(WHAT THIS TASK INVOLVES): Restate, exactly and without pictures, the lines from the start of the listing below through the line holding "frac_e = 1.421".

(MATERIAL PROVIDED):
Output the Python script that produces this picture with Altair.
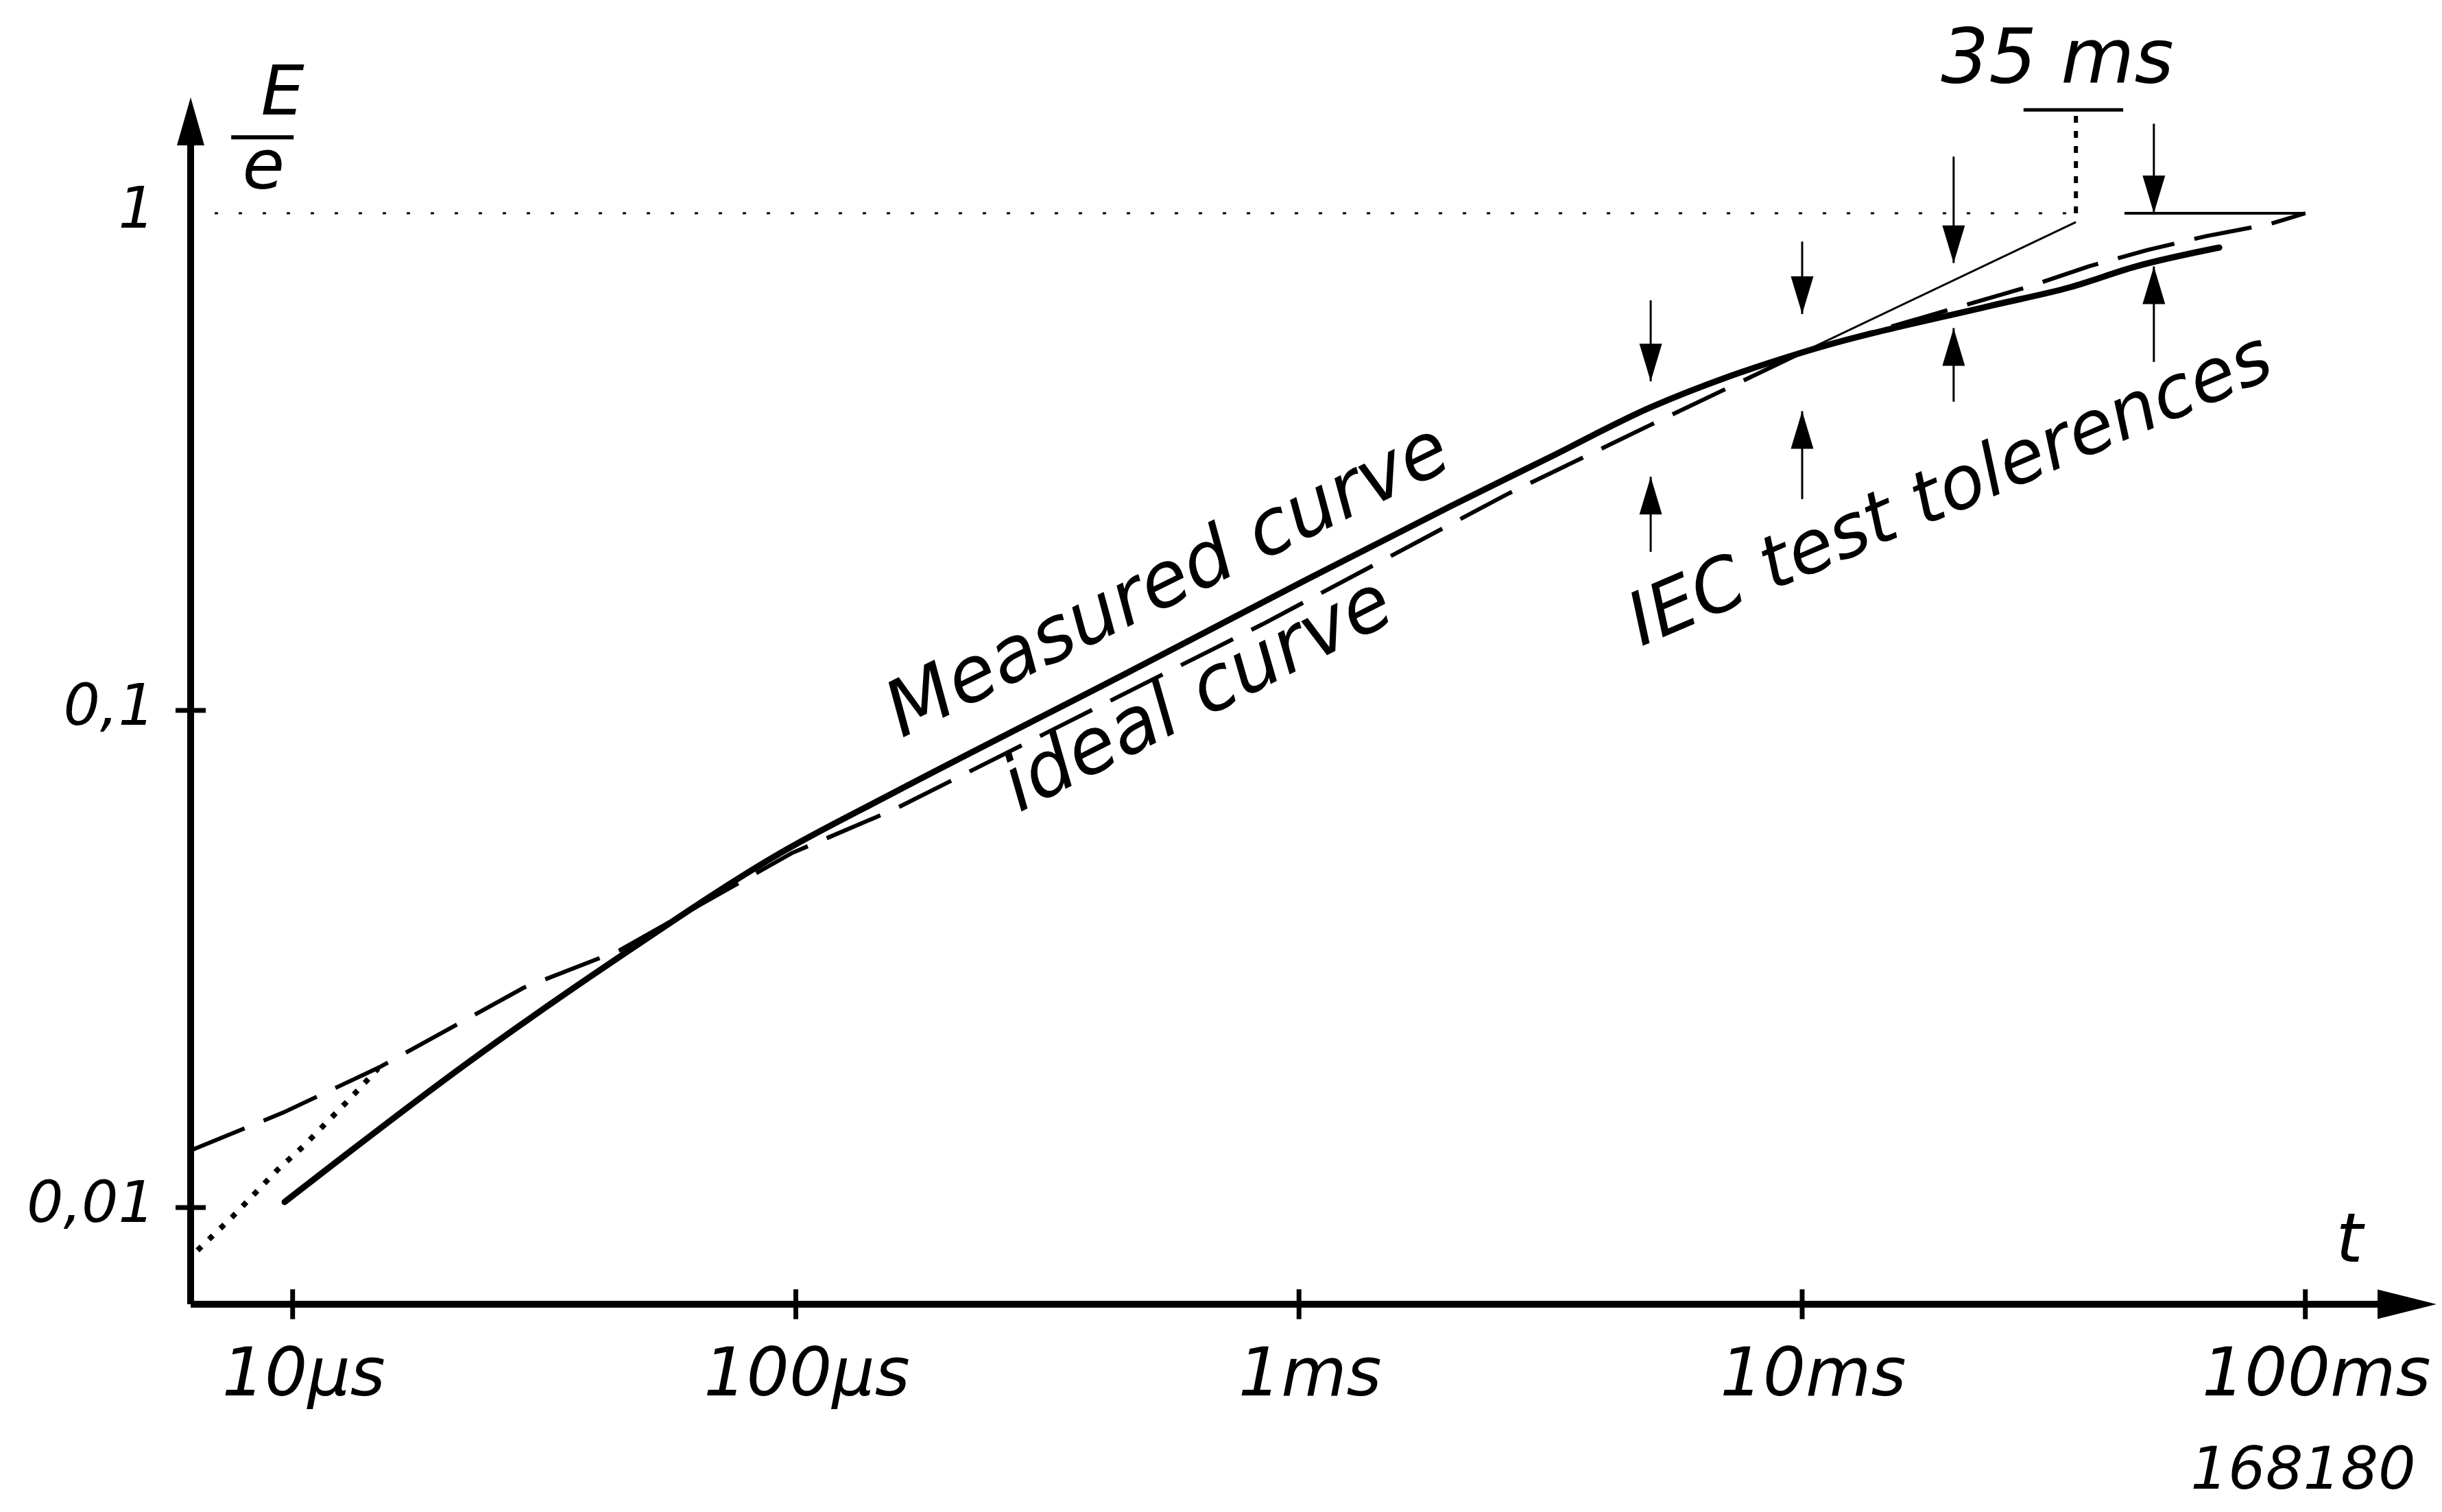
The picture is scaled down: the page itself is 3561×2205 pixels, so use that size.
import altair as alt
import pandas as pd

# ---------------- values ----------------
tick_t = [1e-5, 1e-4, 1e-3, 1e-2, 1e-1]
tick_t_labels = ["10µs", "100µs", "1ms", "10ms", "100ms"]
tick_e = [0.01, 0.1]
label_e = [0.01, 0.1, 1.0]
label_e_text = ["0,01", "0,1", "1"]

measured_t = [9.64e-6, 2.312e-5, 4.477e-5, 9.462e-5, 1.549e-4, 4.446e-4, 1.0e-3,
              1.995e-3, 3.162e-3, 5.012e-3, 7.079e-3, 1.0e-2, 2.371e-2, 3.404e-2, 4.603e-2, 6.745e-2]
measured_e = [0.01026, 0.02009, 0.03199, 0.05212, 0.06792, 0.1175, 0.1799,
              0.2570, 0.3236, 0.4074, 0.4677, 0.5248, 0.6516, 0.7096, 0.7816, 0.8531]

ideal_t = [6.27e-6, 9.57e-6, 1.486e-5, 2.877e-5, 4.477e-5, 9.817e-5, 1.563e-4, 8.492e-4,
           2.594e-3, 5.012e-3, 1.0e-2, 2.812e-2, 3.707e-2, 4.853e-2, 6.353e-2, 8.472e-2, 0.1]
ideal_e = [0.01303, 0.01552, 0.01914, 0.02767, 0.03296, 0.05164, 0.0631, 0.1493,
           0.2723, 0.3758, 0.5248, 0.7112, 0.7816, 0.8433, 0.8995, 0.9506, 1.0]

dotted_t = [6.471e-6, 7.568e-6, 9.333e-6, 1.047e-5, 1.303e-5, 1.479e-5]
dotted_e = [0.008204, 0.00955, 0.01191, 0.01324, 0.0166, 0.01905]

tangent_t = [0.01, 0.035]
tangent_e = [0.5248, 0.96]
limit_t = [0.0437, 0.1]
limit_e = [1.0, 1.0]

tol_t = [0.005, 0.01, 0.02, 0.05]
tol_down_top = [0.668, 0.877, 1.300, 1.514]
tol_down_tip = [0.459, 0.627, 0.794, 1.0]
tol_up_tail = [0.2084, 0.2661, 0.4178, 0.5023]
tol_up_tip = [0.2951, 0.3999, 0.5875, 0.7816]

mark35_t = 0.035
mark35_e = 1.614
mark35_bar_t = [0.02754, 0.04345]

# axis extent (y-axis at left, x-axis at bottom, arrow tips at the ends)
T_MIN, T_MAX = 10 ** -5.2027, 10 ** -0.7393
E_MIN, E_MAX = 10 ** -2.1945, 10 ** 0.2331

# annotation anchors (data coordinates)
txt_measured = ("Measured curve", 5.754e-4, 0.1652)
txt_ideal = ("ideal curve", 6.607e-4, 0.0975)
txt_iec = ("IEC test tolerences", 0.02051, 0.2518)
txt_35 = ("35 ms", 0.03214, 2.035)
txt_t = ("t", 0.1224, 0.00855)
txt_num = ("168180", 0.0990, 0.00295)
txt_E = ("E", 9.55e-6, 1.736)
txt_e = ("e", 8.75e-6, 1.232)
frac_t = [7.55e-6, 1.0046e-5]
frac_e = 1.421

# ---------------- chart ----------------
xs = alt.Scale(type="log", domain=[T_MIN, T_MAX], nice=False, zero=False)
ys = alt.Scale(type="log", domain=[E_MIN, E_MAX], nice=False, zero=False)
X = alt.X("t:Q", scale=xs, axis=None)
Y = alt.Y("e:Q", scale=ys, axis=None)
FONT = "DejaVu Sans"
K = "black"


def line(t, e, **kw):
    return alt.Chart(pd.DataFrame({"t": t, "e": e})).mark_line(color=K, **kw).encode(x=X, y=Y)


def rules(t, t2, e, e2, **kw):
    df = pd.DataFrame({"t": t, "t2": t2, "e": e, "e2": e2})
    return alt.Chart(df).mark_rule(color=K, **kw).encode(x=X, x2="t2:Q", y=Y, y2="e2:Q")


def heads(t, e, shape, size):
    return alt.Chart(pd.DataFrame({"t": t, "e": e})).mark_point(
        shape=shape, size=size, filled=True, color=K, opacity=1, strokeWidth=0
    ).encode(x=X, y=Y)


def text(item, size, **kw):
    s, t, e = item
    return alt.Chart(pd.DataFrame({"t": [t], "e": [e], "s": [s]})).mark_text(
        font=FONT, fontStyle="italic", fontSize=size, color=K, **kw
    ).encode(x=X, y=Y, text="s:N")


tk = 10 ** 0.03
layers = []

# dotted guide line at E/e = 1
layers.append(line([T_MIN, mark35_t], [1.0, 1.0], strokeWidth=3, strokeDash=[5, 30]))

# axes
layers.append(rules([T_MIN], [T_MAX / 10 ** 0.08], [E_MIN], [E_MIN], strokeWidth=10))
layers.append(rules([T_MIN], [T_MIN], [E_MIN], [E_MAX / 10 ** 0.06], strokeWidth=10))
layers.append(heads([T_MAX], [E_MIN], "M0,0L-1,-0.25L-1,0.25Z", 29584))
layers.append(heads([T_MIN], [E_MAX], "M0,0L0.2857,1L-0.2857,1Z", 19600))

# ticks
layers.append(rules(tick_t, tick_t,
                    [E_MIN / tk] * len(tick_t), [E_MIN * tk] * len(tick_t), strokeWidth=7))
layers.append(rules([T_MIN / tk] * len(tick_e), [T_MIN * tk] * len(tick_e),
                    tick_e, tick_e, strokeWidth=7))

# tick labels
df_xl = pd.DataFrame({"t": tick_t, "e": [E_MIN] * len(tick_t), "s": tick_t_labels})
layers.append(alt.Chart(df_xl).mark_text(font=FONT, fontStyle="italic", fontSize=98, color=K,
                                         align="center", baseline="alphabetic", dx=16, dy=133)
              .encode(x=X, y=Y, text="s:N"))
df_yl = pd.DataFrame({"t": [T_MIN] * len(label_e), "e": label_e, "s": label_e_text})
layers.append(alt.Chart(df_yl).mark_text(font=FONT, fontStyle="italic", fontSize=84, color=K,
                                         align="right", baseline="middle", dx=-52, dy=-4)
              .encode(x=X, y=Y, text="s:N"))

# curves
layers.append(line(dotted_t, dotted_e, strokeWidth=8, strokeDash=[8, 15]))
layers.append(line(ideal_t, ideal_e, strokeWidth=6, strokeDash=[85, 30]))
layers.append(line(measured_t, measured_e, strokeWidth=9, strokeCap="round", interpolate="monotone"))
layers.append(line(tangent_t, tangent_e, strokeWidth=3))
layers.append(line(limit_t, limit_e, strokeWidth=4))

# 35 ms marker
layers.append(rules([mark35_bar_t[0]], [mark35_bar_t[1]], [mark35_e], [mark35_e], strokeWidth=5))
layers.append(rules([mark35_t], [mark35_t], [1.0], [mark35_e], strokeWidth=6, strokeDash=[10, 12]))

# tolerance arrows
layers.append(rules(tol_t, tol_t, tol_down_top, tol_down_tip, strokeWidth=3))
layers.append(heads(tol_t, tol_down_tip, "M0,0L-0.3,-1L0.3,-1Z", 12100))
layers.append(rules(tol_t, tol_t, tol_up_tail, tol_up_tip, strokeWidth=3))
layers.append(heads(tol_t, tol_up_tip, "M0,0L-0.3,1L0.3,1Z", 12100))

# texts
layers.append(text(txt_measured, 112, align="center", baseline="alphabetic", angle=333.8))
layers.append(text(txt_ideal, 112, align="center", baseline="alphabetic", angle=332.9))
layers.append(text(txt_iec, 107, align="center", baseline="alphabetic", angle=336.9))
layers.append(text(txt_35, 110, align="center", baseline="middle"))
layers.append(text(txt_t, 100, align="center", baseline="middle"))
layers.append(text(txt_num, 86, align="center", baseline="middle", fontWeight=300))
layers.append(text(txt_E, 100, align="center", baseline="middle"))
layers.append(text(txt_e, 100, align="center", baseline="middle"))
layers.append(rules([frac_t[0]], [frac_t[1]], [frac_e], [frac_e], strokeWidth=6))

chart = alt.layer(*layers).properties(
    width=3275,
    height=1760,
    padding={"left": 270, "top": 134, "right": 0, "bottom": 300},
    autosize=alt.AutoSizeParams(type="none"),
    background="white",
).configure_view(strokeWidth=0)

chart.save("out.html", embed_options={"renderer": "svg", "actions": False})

(THE RESULT):
Output the Python script that produces this picture with Altair.
The picture is scaled down: the page itself is 3561×2205 pixels, so use that size.
import altair as alt
import pandas as pd

# ---------------- values ----------------
tick_t = [1e-5, 1e-4, 1e-3, 1e-2, 1e-1]
tick_t_labels = ["10µs", "100µs", "1ms", "10ms", "100ms"]
tick_e = [0.01, 0.1]
label_e = [0.01, 0.1, 1.0]
label_e_text = ["0,01", "0,1", "1"]

measured_t = [9.64e-6, 2.312e-5, 4.477e-5, 9.462e-5, 1.549e-4, 4.446e-4, 1.0e-3,
              1.995e-3, 3.162e-3, 5.012e-3, 7.079e-3, 1.0e-2, 2.371e-2, 3.404e-2, 4.603e-2, 6.745e-2]
measured_e = [0.01026, 0.02009, 0.03199, 0.05212, 0.06792, 0.1175, 0.1799,
              0.2570, 0.3236, 0.4074, 0.4677, 0.5248, 0.6516, 0.7096, 0.7816, 0.8531]

ideal_t = [6.27e-6, 9.57e-6, 1.486e-5, 2.877e-5, 4.477e-5, 9.817e-5, 1.563e-4, 8.492e-4,
           2.594e-3, 5.012e-3, 1.0e-2, 2.812e-2, 3.707e-2, 4.853e-2, 6.353e-2, 8.472e-2, 0.1]
ideal_e = [0.01303, 0.01552, 0.01914, 0.02767, 0.03296, 0.05164, 0.0631, 0.1493,
           0.2723, 0.3758, 0.5248, 0.7112, 0.7816, 0.8433, 0.8995, 0.9506, 1.0]

dotted_t = [6.471e-6, 7.568e-6, 9.333e-6, 1.047e-5, 1.303e-5, 1.479e-5]
dotted_e = [0.008204, 0.00955, 0.01191, 0.01324, 0.0166, 0.01905]

tangent_t = [0.01, 0.035]
tangent_e = [0.5248, 0.96]
limit_t = [0.0437, 0.1]
limit_e = [1.0, 1.0]

tol_t = [0.005, 0.01, 0.02, 0.05]
tol_down_top = [0.668, 0.877, 1.300, 1.514]
tol_down_tip = [0.459, 0.627, 0.794, 1.0]
tol_up_tail = [0.2084, 0.2661, 0.4178, 0.5023]
tol_up_tip = [0.2951, 0.3999, 0.5875, 0.7816]

mark35_t = 0.035
mark35_e = 1.614
mark35_bar_t = [0.02754, 0.04345]

# axis extent (y-axis at left, x-axis at bottom, arrow tips at the ends)
T_MIN, T_MAX = 10 ** -5.2027, 10 ** -0.7393
E_MIN, E_MAX = 10 ** -2.1945, 10 ** 0.2331

# annotation anchors (data coordinates)
txt_measured = ("Measured curve", 5.754e-4, 0.1652)
txt_ideal = ("ideal curve", 6.607e-4, 0.0975)
txt_iec = ("IEC test tolerences", 0.02051, 0.2518)
txt_35 = ("35 ms", 0.03214, 2.035)
txt_t = ("t", 0.1224, 0.00855)
txt_num = ("168180", 0.0990, 0.00295)
txt_E = ("E", 9.55e-6, 1.736)
txt_e = ("e", 8.75e-6, 1.232)
frac_t = [7.55e-6, 1.0046e-5]
frac_e = 1.421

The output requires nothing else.